Around 500 BC, the ports of Herakleion and Eastern Canopus were thriving trade centres, the gateways into Egypt for Greek ships passing down the Nile. These cities were also important religious centres, their temples attracting thousands of pilgrims each year. Yet until recently, almost all that was known about them came from ancient texts. The Greek historian Herodotus wrote in the 5th century BC that they looked like the islands of the Aegean, but set amid a marsh.

Inspired by such accounts, French businessman and archaeologist Franck Goddio began surveying an area a few kilometres west of the Nile delta called Abu Qir Bay. Goddio has been running underwater excavations at nearby Alexandria since the early 1990s. But Abu Qir may yield even more exciting results.

In 2000, Goddio revealed the discovery of two sets of ruins, including walls, temple remains, columns and statues, buried in sand under 7 metres of murky water. The first set of ruins lies 1.6 kilometres from today's coastline. In annual excavations there since 2000, Goddio's team has retrieved coins, amulets and jewellery from as far back as the 6th century BC. A slab of black granite (pictured above), inscribed with a tax edict, names the city as Heracleion and it is signed by Pharaoh Nectanebo I, who ruled from 380 to 362 BC.

The team has also identified two temples, dedicated to the Greek hero Heracles and the god Amon (the Greek version of the Egyptian deity Amun). Just to the north of the Heracles temple, the divers discovered many bronze objects, which were probably dropped into an ancient waterway as offerings. "We have found ritual deposits made by the priests in quite precise places that were known only to them," says Goddio. "We feel as if we are penetrating to the heart of the ancient liturgy."

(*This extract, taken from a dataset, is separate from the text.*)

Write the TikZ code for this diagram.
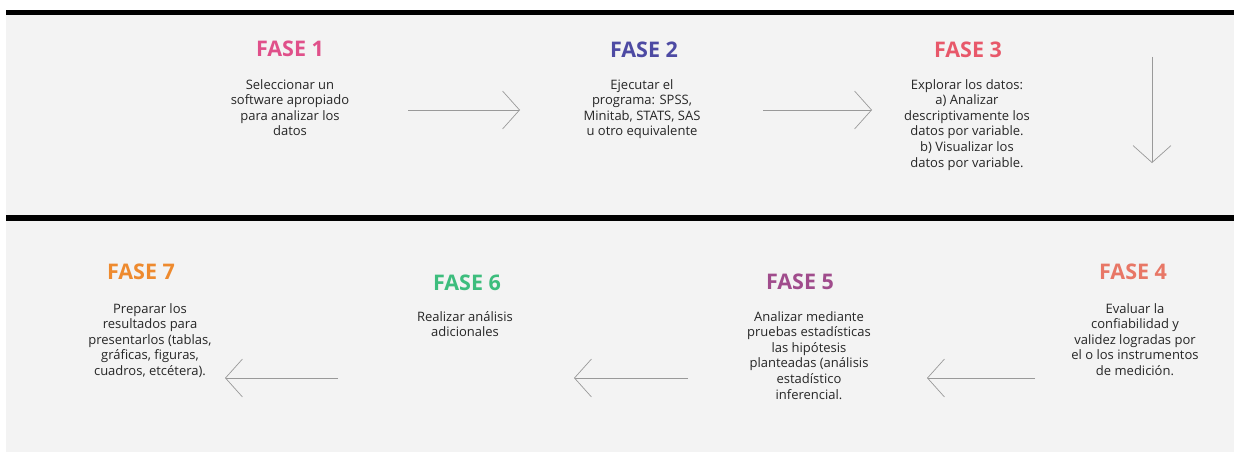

A few kilometres away, the second set of ruins has been identified as Eastern Canopus. There, divers have discovered ceramics, parts of temple doors, coins with the profile of Cleopatra, who ruled Egypt in the 1st century BC, and a black granite shrine from the 4th century BC, dedicated by Nectanebo I, which boasts a series of astronomical and calendrical inscriptions.